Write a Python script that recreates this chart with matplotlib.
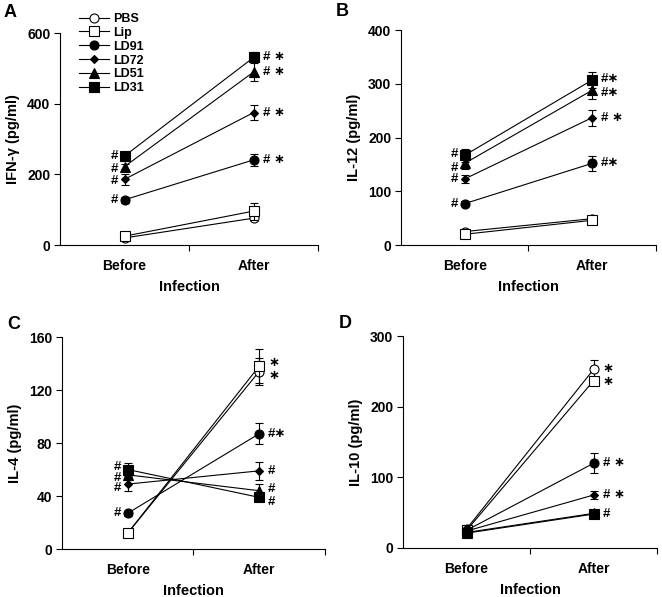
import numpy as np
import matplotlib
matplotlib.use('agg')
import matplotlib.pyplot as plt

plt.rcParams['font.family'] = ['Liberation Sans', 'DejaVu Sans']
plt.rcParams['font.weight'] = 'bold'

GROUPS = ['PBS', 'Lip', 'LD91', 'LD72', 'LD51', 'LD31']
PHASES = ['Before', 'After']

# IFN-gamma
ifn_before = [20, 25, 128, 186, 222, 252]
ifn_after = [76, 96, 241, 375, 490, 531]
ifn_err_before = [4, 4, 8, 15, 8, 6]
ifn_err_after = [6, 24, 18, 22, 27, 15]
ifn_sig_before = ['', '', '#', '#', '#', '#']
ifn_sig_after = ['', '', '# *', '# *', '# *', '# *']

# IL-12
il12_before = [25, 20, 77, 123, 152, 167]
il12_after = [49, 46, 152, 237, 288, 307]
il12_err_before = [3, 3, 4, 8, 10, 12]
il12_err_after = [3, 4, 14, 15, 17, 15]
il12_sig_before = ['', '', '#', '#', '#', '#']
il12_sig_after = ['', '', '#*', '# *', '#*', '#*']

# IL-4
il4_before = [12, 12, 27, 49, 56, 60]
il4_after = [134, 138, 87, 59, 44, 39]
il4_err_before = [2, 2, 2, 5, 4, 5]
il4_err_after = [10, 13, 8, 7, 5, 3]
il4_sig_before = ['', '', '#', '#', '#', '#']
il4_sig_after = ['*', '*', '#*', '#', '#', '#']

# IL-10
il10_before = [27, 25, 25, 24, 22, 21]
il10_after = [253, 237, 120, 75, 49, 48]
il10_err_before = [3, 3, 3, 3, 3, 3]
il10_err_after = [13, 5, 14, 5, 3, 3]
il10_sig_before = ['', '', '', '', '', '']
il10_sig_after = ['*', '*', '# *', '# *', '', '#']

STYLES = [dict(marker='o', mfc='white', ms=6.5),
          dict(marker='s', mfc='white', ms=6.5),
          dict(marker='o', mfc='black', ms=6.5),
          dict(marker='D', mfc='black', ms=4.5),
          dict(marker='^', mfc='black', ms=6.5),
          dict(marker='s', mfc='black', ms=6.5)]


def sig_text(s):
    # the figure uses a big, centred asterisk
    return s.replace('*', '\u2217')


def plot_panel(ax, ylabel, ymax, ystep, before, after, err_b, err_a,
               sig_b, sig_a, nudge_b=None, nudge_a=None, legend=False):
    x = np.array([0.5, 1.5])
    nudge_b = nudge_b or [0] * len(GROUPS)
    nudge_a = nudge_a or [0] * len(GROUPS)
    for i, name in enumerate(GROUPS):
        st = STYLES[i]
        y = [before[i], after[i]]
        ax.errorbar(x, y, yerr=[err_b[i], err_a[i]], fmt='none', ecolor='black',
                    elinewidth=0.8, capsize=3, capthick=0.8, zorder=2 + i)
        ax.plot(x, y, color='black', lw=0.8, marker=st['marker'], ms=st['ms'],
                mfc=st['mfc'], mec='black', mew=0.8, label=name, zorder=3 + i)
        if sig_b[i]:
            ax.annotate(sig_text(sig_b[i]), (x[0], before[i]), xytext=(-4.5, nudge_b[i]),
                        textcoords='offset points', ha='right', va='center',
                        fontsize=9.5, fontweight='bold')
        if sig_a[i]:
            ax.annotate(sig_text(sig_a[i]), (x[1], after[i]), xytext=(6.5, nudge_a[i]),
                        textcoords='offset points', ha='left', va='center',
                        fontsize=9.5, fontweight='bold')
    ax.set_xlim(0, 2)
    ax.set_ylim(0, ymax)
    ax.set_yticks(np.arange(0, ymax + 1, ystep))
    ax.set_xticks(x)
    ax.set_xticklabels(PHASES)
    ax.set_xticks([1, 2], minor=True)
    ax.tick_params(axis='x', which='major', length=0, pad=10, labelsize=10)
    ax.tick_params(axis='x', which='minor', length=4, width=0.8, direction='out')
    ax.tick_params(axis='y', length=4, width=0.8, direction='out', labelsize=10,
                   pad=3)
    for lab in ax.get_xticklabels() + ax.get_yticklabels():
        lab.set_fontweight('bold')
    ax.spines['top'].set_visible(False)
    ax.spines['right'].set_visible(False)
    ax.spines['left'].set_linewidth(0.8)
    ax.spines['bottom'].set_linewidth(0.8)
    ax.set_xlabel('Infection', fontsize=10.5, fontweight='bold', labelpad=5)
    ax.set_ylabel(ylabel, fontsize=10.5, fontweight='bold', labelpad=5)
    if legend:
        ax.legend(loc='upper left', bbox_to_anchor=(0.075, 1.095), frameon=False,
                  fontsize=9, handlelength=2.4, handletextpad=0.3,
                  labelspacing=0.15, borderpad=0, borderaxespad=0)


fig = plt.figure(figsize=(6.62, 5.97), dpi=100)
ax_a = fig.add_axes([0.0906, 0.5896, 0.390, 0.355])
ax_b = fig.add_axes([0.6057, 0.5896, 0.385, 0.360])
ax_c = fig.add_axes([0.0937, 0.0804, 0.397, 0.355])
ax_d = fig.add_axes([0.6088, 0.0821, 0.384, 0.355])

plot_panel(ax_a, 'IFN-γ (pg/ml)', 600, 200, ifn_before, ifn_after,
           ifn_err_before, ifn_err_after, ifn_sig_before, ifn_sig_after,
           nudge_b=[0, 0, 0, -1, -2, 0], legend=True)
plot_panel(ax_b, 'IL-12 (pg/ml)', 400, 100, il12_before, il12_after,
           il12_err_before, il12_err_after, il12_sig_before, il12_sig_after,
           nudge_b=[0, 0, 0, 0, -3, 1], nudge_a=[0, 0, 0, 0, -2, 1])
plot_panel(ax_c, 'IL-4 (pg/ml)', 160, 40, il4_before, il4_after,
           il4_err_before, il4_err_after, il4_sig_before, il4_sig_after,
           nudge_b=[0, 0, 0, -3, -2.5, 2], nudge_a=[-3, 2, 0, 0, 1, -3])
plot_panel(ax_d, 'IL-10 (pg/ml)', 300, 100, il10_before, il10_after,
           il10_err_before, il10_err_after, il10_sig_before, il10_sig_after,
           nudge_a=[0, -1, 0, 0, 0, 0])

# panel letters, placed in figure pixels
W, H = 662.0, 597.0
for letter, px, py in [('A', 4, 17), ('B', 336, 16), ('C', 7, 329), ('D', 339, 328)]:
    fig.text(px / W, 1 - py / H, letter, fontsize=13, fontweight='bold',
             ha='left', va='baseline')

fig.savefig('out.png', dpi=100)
...
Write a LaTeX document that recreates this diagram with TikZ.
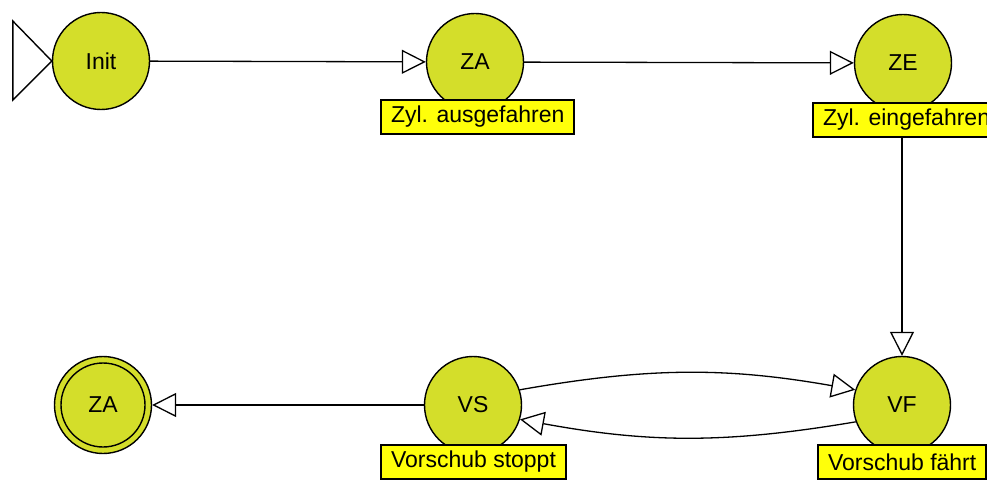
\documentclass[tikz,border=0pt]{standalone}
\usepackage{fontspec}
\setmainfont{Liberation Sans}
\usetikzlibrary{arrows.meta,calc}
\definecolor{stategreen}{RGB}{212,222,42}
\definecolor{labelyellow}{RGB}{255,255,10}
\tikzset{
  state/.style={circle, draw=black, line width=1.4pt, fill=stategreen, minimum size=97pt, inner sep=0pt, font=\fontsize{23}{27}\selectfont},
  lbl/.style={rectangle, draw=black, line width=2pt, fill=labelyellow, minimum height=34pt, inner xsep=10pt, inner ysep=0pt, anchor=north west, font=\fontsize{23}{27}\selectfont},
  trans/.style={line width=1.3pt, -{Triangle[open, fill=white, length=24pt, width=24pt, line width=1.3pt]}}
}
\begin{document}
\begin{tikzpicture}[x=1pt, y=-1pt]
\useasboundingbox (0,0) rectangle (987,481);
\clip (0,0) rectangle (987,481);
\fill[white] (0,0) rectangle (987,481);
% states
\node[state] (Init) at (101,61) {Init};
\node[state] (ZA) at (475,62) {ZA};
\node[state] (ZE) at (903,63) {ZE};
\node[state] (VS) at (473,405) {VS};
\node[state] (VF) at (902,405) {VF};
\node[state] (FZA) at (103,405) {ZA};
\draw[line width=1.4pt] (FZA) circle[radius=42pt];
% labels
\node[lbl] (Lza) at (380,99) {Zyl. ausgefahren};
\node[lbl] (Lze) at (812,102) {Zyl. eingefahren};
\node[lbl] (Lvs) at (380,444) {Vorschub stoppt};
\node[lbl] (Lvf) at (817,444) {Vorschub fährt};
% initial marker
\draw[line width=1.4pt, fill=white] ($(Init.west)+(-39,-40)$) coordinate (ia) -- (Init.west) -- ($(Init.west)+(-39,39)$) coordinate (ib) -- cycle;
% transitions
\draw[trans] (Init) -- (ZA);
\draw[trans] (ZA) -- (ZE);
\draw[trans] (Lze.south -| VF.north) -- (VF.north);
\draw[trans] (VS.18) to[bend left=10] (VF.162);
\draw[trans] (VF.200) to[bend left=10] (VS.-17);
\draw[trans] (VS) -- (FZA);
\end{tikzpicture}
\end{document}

SET PROBLEM
Above are the records; copy exactly the lines from the one with "Write a Python" through the one with "ifn_sig_after = ['', '', '#", including both, and nothing more. Leave out pictures.

THE RESPONSE
Write a Python script that recreates this chart with matplotlib.
import numpy as np
import matplotlib
matplotlib.use('agg')
import matplotlib.pyplot as plt

plt.rcParams['font.family'] = ['Liberation Sans', 'DejaVu Sans']
plt.rcParams['font.weight'] = 'bold'

GROUPS = ['PBS', 'Lip', 'LD91', 'LD72', 'LD51', 'LD31']
PHASES = ['Before', 'After']

# IFN-gamma
ifn_before = [20, 25, 128, 186, 222, 252]
ifn_after = [76, 96, 241, 375, 490, 531]
ifn_err_before = [4, 4, 8, 15, 8, 6]
ifn_err_after = [6, 24, 18, 22, 27, 15]
ifn_sig_before = ['', '', '#', '#', '#', '#']
ifn_sig_after = ['', '', '# *', '# *', '# *', '# *']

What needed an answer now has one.